B2B Sales Turnaround Case Study: Online Advertising Network
Online Advertising Network Sales Turnaround
This is an online advertising network selling digital media directly to both advertising agencies and companies. The sales team consists of ten inside sales account executives and one sales manager. Although some would consider this a complex sale due to numerous stakeholders being involved, the decision is typically made by the media buyer at the agencies and the online marketing director at the companies. Therefore, it is clearly a simple sale. Sales growth at this early-stage startup has leveled off at about $75,000 per month which is about 50% to the sales objective. The margins are essentially zero, and this is accelerating the company burn-rate.
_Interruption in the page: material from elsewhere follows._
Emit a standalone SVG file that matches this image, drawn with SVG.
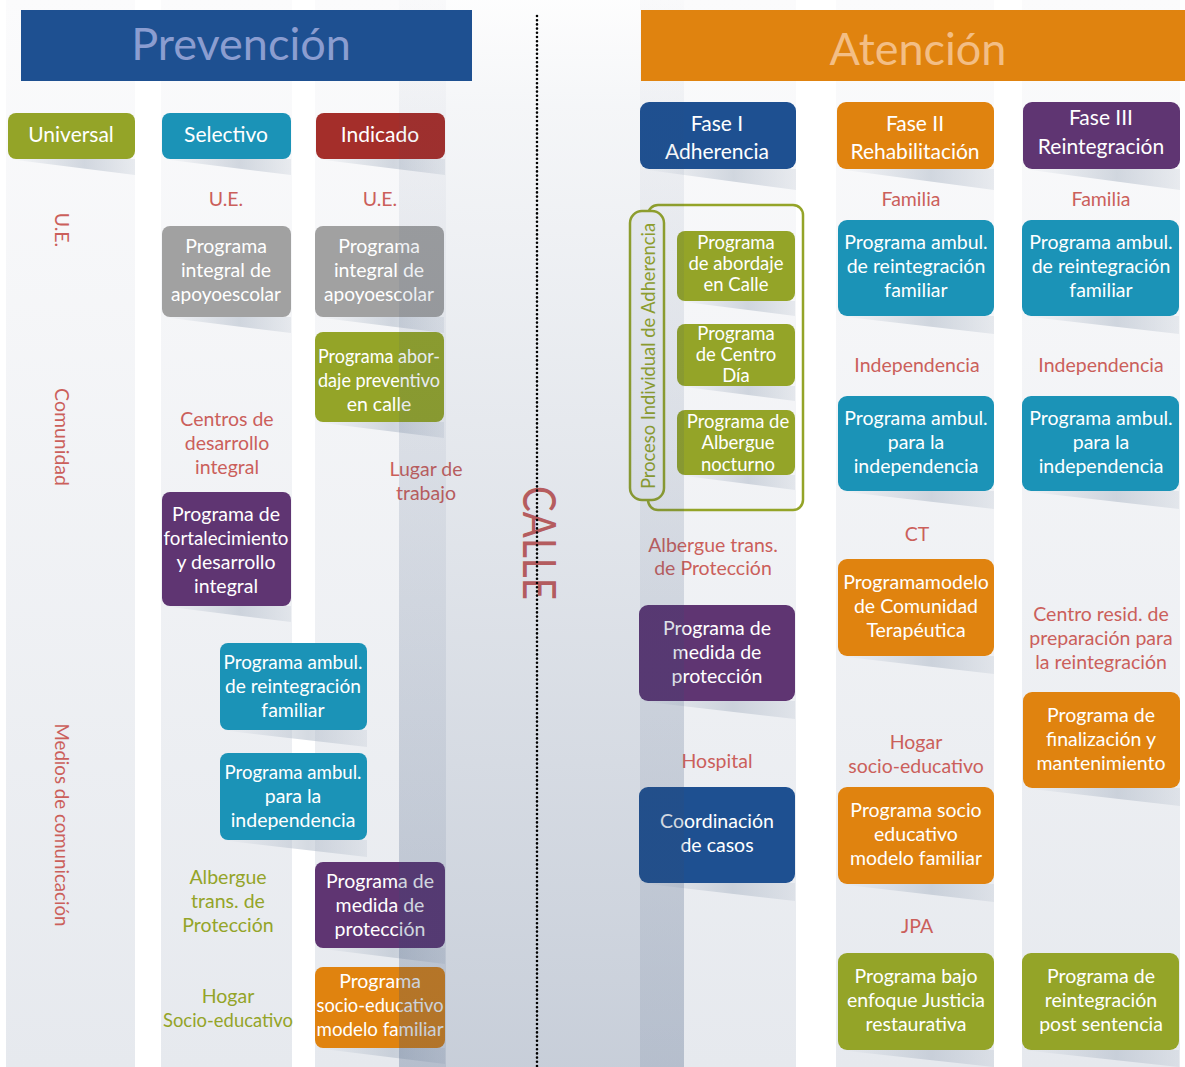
<svg xmlns="http://www.w3.org/2000/svg" width="1185" height="1067" viewBox="0 0 1185 1067">
<defs>
<linearGradient id="colg" x1="0" y1="0" x2="0" y2="1">
<stop offset="0" stop-color="#fbfbfc"/><stop offset="1" stop-color="#e6e9ee"/>
</linearGradient>
<linearGradient id="band" x1="0" y1="0" x2="0" y2="1">
<stop offset="0" stop-color="#324b73" stop-opacity="0.01"/><stop offset="0.1" stop-color="#324b73" stop-opacity="0.05"/><stop offset="1" stop-color="#324b73" stop-opacity="0.27"/>
</linearGradient>
<linearGradient id="shg" x1="0" y1="0" x2="1" y2="0">
<stop offset="0" stop-color="#aab5c4" stop-opacity="0"/><stop offset="0.6" stop-color="#aab5c4" stop-opacity="0.5"/><stop offset="1" stop-color="#aab5c4" stop-opacity="0.2"/>
</linearGradient>
<style>
text{font-family:Lato,"Open Sans","Liberation Sans",sans-serif;text-anchor:middle}
.col{fill:url(#colg)}
.sh{fill:url(#shg)}
.bt{fill:#fff;font-size:19.5px}
.bs{fill:#fff;font-size:18.5px}
.btn{fill:#fff;font-size:21px}
.lr{fill:#cb5f5b;font-size:19.5px}
.lgt{fill:#94a428;font-size:19.5px}
.green{fill:#94a428}
.teal{fill:#1b93b7}
.gray{fill:#a1a1a1}
.purple{fill:#5f3572}
.blue{fill:#1e5091}
.orange{fill:#e0830f}
.red{fill:#a42e2a}
</style>
</defs>
<rect x="0" y="0" width="1185" height="1067" fill="#fff"/>
<g id="columns">
<rect class="col" x="6" y="0" width="129" height="1067"/>
<rect class="col" x="161" y="0" width="131" height="1067"/>
<rect class="col" x="315" y="0" width="131" height="1067"/>
<rect class="col" x="640" y="0" width="156" height="1067"/>
<rect class="col" x="836" y="0" width="158" height="1067"/>
<rect class="col" x="1022" y="0" width="158" height="1067"/>
</g>
<g id="shadows">
<polygon class="sh" points="8,159 135,159 135,175"/>
<polygon class="sh" points="162,159 291,159 291,175"/>
<polygon class="sh" points="316,159 445,159 445,175"/>
<polygon class="sh" points="640,169 796,169 796,190"/>
<polygon class="sh" points="837,169 994,169 994,190"/>
<polygon class="sh" points="1023,169 1180,169 1180,190"/>
<polygon class="sh" points="162,317 291,317 291,333"/>
<polygon class="sh" points="315,317 444,317 444,333"/>
<polygon class="sh" points="315,422 444,422 444,438"/>
<polygon class="sh" points="162,606 291,606 291,622"/>
<polygon class="sh" points="220,730 367,730 367,747"/>
<polygon class="sh" points="220,840 367,840 367,857"/>
<polygon class="sh" points="315,948 445,948 445,964"/>
<polygon class="sh" points="315,1048 445,1048 445,1064"/>
<polygon class="sh" points="677,301 795,301 795,316"/>
<polygon class="sh" points="677,386 795,386 795,401"/>
<polygon class="sh" points="677,475 795,475 795,490"/>
<polygon class="sh" points="639,701 795,701 795,719"/>
<polygon class="sh" points="639,883 795,883 795,901"/>
<polygon class="sh" points="838,316 994,316 994,334"/>
<polygon class="sh" points="838,491 994,491 994,509"/>
<polygon class="sh" points="838,656 994,656 994,674"/>
<polygon class="sh" points="838,884 994,884 994,902"/>
<polygon class="sh" points="838,1050 994,1050 994,1067"/>
<polygon class="sh" points="1022,316 1179,316 1179,334"/>
<polygon class="sh" points="1022,491 1179,491 1179,509"/>
<polygon class="sh" points="1023,788 1180,788 1180,806"/>
<polygon class="sh" points="1022,1050 1179,1050 1179,1067"/>
</g>
<g id="calle"><text transform="translate(523,543) rotate(90)" fill="#cb5f5b" font-size="46" textLength="114" lengthAdjust="spacingAndGlyphs">CALLE</text></g>

<g id="universal"><rect class="green" x="8" y="113" width="127" height="46" rx="8"/><text class="btn" x="71" y="142">Universal</text></g>
<g id="selectivo"><rect class="teal" x="162" y="113" width="129" height="46" rx="8"/><text class="btn" x="226" y="142">Selectivo</text></g>
<g id="indicado"><rect class="red" x="316" y="113" width="129" height="46" rx="8"/><text class="btn" x="380" y="142">Indicado</text></g>

<g id="lbl-ue-side"><text class="lr" transform="translate(55,230) rotate(90)">U.E.</text></g>
<g id="lbl-comunidad"><text class="lr" transform="translate(55,437) rotate(90)">Comunidad</text></g>
<g id="lbl-medios"><text class="lr" transform="translate(55,825) rotate(90)" textLength="203" lengthAdjust="spacingAndGlyphs">Medios de comunicación</text></g>

<g id="sel-ue"><text class="lr" x="226" y="206">U.E.</text></g>
<g id="sel-apoyo"><rect class="gray" x="162" y="226" width="129" height="91" rx="8"/><text class="bt"><tspan x="226" y="253">Programa</tspan><tspan x="226" y="277">integral de</tspan><tspan x="226" y="301" textLength="110" lengthAdjust="spacingAndGlyphs">apoyoescolar</tspan></text></g>
<g id="sel-centros"><text class="lr"><tspan x="227" y="426">Centros de</tspan><tspan x="227" y="450">desarrollo</tspan><tspan x="227" y="474">integral</tspan></text></g>
<g id="sel-fortalecimiento"><rect class="purple" x="162" y="492" width="129" height="114" rx="8"/><text class="bt"><tspan x="226" y="521">Programa de</tspan><tspan x="226" y="545" textLength="125" lengthAdjust="spacingAndGlyphs">fortalecimiento</tspan><tspan x="226" y="569">y desarrollo</tspan><tspan x="226" y="593">integral</tspan></text></g>
<g id="sel-reintegracion"><rect class="teal" x="220" y="643" width="147" height="87" rx="8"/><text class="bt"><tspan x="293" y="669" textLength="139" lengthAdjust="spacingAndGlyphs">Programa ambul.</tspan><tspan x="293" y="693" textLength="136" lengthAdjust="spacingAndGlyphs">de reintegración</tspan><tspan x="293" y="717">familiar</tspan></text></g>
<g id="sel-independencia"><rect class="teal" x="220" y="753" width="147" height="87" rx="8"/><text class="bt"><tspan x="293" y="779" textLength="137" lengthAdjust="spacingAndGlyphs">Programa ambul.</tspan><tspan x="293" y="803">para la</tspan><tspan x="293" y="827">independencia</tspan></text></g>
<g id="sel-albergue"><text class="lgt"><tspan x="228" y="884">Albergue</tspan><tspan x="228" y="908">trans. de</tspan><tspan x="228" y="932">Protección</tspan></text></g>
<g id="sel-hogar"><text class="lgt"><tspan x="228" y="1003">Hogar</tspan><tspan x="228" y="1027" textLength="130" lengthAdjust="spacingAndGlyphs">Socio-educativo</tspan></text></g>

<g id="ind-ue"><text class="lr" x="380" y="206">U.E.</text></g>
<g id="ind-apoyo"><rect class="gray" x="315" y="226" width="129" height="91" rx="8"/><text class="bt"><tspan x="379" y="253">Programa</tspan><tspan x="379" y="277">integral de</tspan><tspan x="379" y="301" textLength="110" lengthAdjust="spacingAndGlyphs">apoyoescolar</tspan></text></g>
<g id="ind-abordaje"><rect class="green" x="315" y="332" width="129" height="90" rx="8"/><text class="bt"><tspan x="379" y="363" textLength="122" lengthAdjust="spacingAndGlyphs">Programa abor-</tspan><tspan x="379" y="387" textLength="122" lengthAdjust="spacingAndGlyphs">daje preventivo</tspan><tspan x="379" y="411">en calle</tspan></text></g>
<g id="ind-lugar"><text class="lr"><tspan x="426" y="476">Lugar de</tspan><tspan x="426" y="500">trabajo</tspan></text></g>
<g id="ind-medida"><rect class="purple" x="315" y="862" width="130" height="86" rx="8"/><text class="bt"><tspan x="380" y="888">Programa de</tspan><tspan x="380" y="912">medida de</tspan><tspan x="380" y="936">protección</tspan></text></g>
<g id="ind-socio"><rect class="orange" x="315" y="967" width="130" height="81" rx="8"/><text class="bt"><tspan x="380" y="988">Programa</tspan><tspan x="380" y="1012" textLength="127" lengthAdjust="spacingAndGlyphs">socio-educativo</tspan><tspan x="380" y="1036" textLength="127" lengthAdjust="spacingAndGlyphs">modelo familiar</tspan></text></g>

<g id="fase1"><rect class="blue" x="640" y="102" width="156" height="67" rx="9"/><text class="btn"><tspan x="717" y="131">Fase I</tspan><tspan x="717" y="159">Adherencia</tspan></text></g>
<g id="fase2"><rect class="orange" x="837" y="102" width="157" height="67" rx="9"/><text class="btn"><tspan x="915" y="131">Fase II</tspan><tspan x="915" y="159">Rehabilitación</tspan></text></g>
<g id="fase3"><rect class="purple" x="1023" y="102" width="157" height="67" rx="9"/><text class="btn"><tspan x="1101" y="125">Fase III</tspan><tspan x="1101" y="154">Reintegración</tspan></text></g>

<g id="f1-adherencia">
<rect x="648" y="205" width="155" height="305" rx="10" fill="none" stroke="#94a428" stroke-width="2.5"/>
<rect x="630" y="211" width="34" height="289" rx="12" fill="#f2f4f7" stroke="#94a428" stroke-width="2.5"/>
<text transform="translate(655,356) rotate(-90)" fill="#94a428" font-size="19" textLength="266" lengthAdjust="spacingAndGlyphs">Proceso Individual de Adherencia</text>
</g>
<g id="f1-calle"><rect class="green" x="677" y="231" width="118" height="70" rx="8"/><text class="bs"><tspan x="736" y="249">Programa</tspan><tspan x="736" y="270">de abordaje</tspan><tspan x="736" y="291">en Calle</tspan></text></g>
<g id="f1-centro"><rect class="green" x="677" y="324" width="118" height="62" rx="8"/><text class="bs"><tspan x="736" y="340">Programa</tspan><tspan x="736" y="361">de Centro</tspan><tspan x="736" y="382">Día</tspan></text></g>
<g id="f1-albergue-noct"><rect class="green" x="677" y="410" width="118" height="65" rx="8"/><text class="bs"><tspan x="738" y="428">Programa de</tspan><tspan x="738" y="449">Albergue</tspan><tspan x="738" y="471">nocturno</tspan></text></g>
<g id="f1-albergue-trans"><text class="lr"><tspan x="713" y="552">Albergue trans.</tspan><tspan x="713" y="575">de Protección</tspan></text></g>
<g id="f1-medida"><rect class="purple" x="639" y="605" width="156" height="96" rx="9"/><text class="bt"><tspan x="717" y="635">Programa de</tspan><tspan x="717" y="659">medida de</tspan><tspan x="717" y="683">protección</tspan></text></g>
<g id="f1-hospital"><text class="lr" x="717" y="768">Hospital</text></g>
<g id="f1-coordinacion"><rect class="blue" x="639" y="787" width="156" height="96" rx="9"/><text class="bt"><tspan x="717" y="828">Coordinación</tspan><tspan x="717" y="852">de casos</tspan></text></g>

<g id="f2-familia"><text class="lr" x="911" y="206">Familia</text></g>
<g id="f2-reintegracion"><rect class="teal" x="838" y="220" width="156" height="96" rx="9"/><text class="bt"><tspan x="916" y="249">Programa ambul.</tspan><tspan x="916" y="273">de reintegración</tspan><tspan x="916" y="297">familiar</tspan></text></g>
<g id="f2-indep-lbl"><text class="lr" x="917" y="372">Independencia</text></g>
<g id="f2-independencia"><rect class="teal" x="838" y="396" width="156" height="95" rx="9"/><text class="bt"><tspan x="916" y="425">Programa ambul.</tspan><tspan x="916" y="449">para la</tspan><tspan x="916" y="473">independencia</tspan></text></g>
<g id="f2-ct"><text class="lr" x="917" y="541">CT</text></g>
<g id="f2-comunidad"><rect class="orange" x="838" y="559" width="156" height="97" rx="9"/><text class="bt"><tspan x="916" y="589">Programamodelo</tspan><tspan x="916" y="613">de Comunidad</tspan><tspan x="916" y="637">Terapéutica</tspan></text></g>
<g id="f2-hogar"><text class="lr"><tspan x="916" y="749">Hogar</tspan><tspan x="916" y="773">socio-educativo</tspan></text></g>
<g id="f2-socio"><rect class="orange" x="838" y="787" width="156" height="97" rx="9"/><text class="bt"><tspan x="916" y="817">Programa socio</tspan><tspan x="916" y="841">educativo</tspan><tspan x="916" y="865">modelo familiar</tspan></text></g>
<g id="f2-jpa"><text class="lr" x="917" y="933">JPA</text></g>
<g id="f2-justicia"><rect class="green" x="838" y="953" width="156" height="97" rx="9"/><text class="bt"><tspan x="916" y="983">Programa bajo</tspan><tspan x="916" y="1007">enfoque Justicia</tspan><tspan x="916" y="1031">restaurativa</tspan></text></g>

<g id="f3-familia"><text class="lr" x="1101" y="206">Familia</text></g>
<g id="f3-reintegracion"><rect class="teal" x="1022" y="220" width="157" height="96" rx="9"/><text class="bt"><tspan x="1101" y="249">Programa ambul.</tspan><tspan x="1101" y="273">de reintegración</tspan><tspan x="1101" y="297">familiar</tspan></text></g>
<g id="f3-indep-lbl"><text class="lr" x="1101" y="372">Independencia</text></g>
<g id="f3-independencia"><rect class="teal" x="1022" y="396" width="157" height="95" rx="9"/><text class="bt"><tspan x="1101" y="425">Programa ambul.</tspan><tspan x="1101" y="449">para la</tspan><tspan x="1101" y="473">independencia</tspan></text></g>
<g id="f3-centro"><text class="lr"><tspan x="1101" y="621">Centro resid. de</tspan><tspan x="1101" y="645">preparación para</tspan><tspan x="1101" y="669">la reintegración</tspan></text></g>
<g id="f3-finalizacion"><rect class="orange" x="1023" y="692" width="157" height="96" rx="9"/><text class="bt"><tspan x="1101" y="722">Programa de</tspan><tspan x="1101" y="746">finalización y</tspan><tspan x="1101" y="770">mantenimiento</tspan></text></g>
<g id="f3-post"><rect class="green" x="1022" y="953" width="157" height="97" rx="9"/><text class="bt"><tspan x="1101" y="983">Programa de</tspan><tspan x="1101" y="1007">reintegración</tspan><tspan x="1101" y="1031">post sentencia</tspan></text></g>

<rect id="band-overlay" x="399" y="0" width="285" height="1067" fill="url(#band)"/>

<g id="prevencion"><rect class="blue" x="21" y="10" width="451" height="71"/><text x="241" y="60" font-size="45" fill="#8b9dd0">Prevención</text></g>
<g id="atencion"><rect class="orange" x="641" y="10" width="544" height="71"/><text x="918" y="65" font-size="45" fill="#f3be85">Atención</text></g>

<line id="divider" x1="537" y1="16" x2="537" y2="1067" stroke="#000" stroke-width="2.6" stroke-dasharray="0 4.2" stroke-linecap="round"/>
<g id="connectors"/>
</svg>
Sales protocol, in the form of standards, roles, expectations, is limited. While each rep has a performance objective, there is no consequence for falling under 100% to goal. There is no formal corrective counseling or performance plan process to develop under-performing reps. Although the sales team has a pedigree of academic excellence, only a couple have any B2B sales experience…and only one rep has ever sold any form of advertising prior to this position. The average sales rep salary is nearly twice the national average; therefore, most of the sale team is quite pleased with their income regardless of whether they receive any additional compensation in the form of commission or bonuses.
The sales reporting period is one month, and 90% of sales are produced in the final ten days of the month. This sales cycle is too long to create a sense of urgency and accountability for the sales team to give maximum effort each day. Incoming leads are not integrated into the CRM system; instead they are emailed from marketing to the sales manager for later assignment to the reps. Lead tracking and disposition is a manual process; therefore, sales opportunities are often lost and marketing is not getting sufficient data to justify future capital allocation for lead generation. The sales growth has been flat because there has been no additional budget allocated for lead generation, and the sales team has neither the desire nor understanding of how to hunt for business to create new sales opportunities.
The sales manager is adept at analyzing data and sales performance metrics, but lacks the sales leadership experience necessary to grow this team beyond its current level. There is no defined sales process and no differentiation in sales approach between agency buyers and direct B2B. In addition to leadership, vision, and strategy, the sales manager has not earned the respect of their team as a leader nor a closer. The margins are zero because the sales reps are given full autonomy to write deals at whatever price point they choose as long as it is at least equal to the cost of online inventory.
The reps will be trained from the ground up: B2B sales, advertising sales, and advertising agency sales need to be addressed and a buyer-based selling process will be developed and implemented. However, this venture capital funded company cannot afford to slow sales down while the reps are being brought up to speed. Therefore, the training needs must be balanced with the revenue growth objectives. Due to the aggressive growth goals of the company, verticals are being established and the sales reps will be trained on prospecting strategies including research, targeting, cold calling, and account development. In addition to sales force training and development, the existing sales manager will be developed beyond performance analysis in order to successfully lead this team.
The proprietary CRM system needs to be integrated between sales and marketing to allow leads to be tracked from inception to resolution and pipeline management needs to be visible at all levels of the company. Implementation of call center software will provide management with the ability to track and analyze various performance metrics including inbound and outbound call volume, time of calls, length of calls, and recording of calls for coaching purposes.
The sales compensation plan is being amended so that the reps share an equal stake in the profitability of the deals they write. The reporting period will now be twenty-six two week cycles per year to shorten the sales cycle and create more energy on the sales floor. The new sales rep management system provides direction for reps to structure the daily activities and assist in time management. Once the sales process is implemented and the sales strategy is proven, we will ramp-up the sales force by establishing a new world sales headquarters in a top twenty US city. This will allow us to recruit from a larger talent pool and, at the same time, reduce the average base salary by $20,000 per head.
The improved capabilities of the CRM software along with the new call center management system resulted in improved productivity, stronger sales pipeline management, and significant sales rep growth and development. Sales increased by more than 100% each of the first three months. The new world sales headquarters was established and thirty sales reps were added to the team in the fourth month. By the sixth month, the team was generating an annual sales run-rate of over $14 million.
Our sales case studies are designed to provide you with a "big picture" snapshot of sales problems faced by various companies, the broad strategies used to guide the sales turnaround, and the subsequent results. Certainly there are many strategies that can accomplish a single desired result, however, the key to the success of any sales strategy resides within the implementation.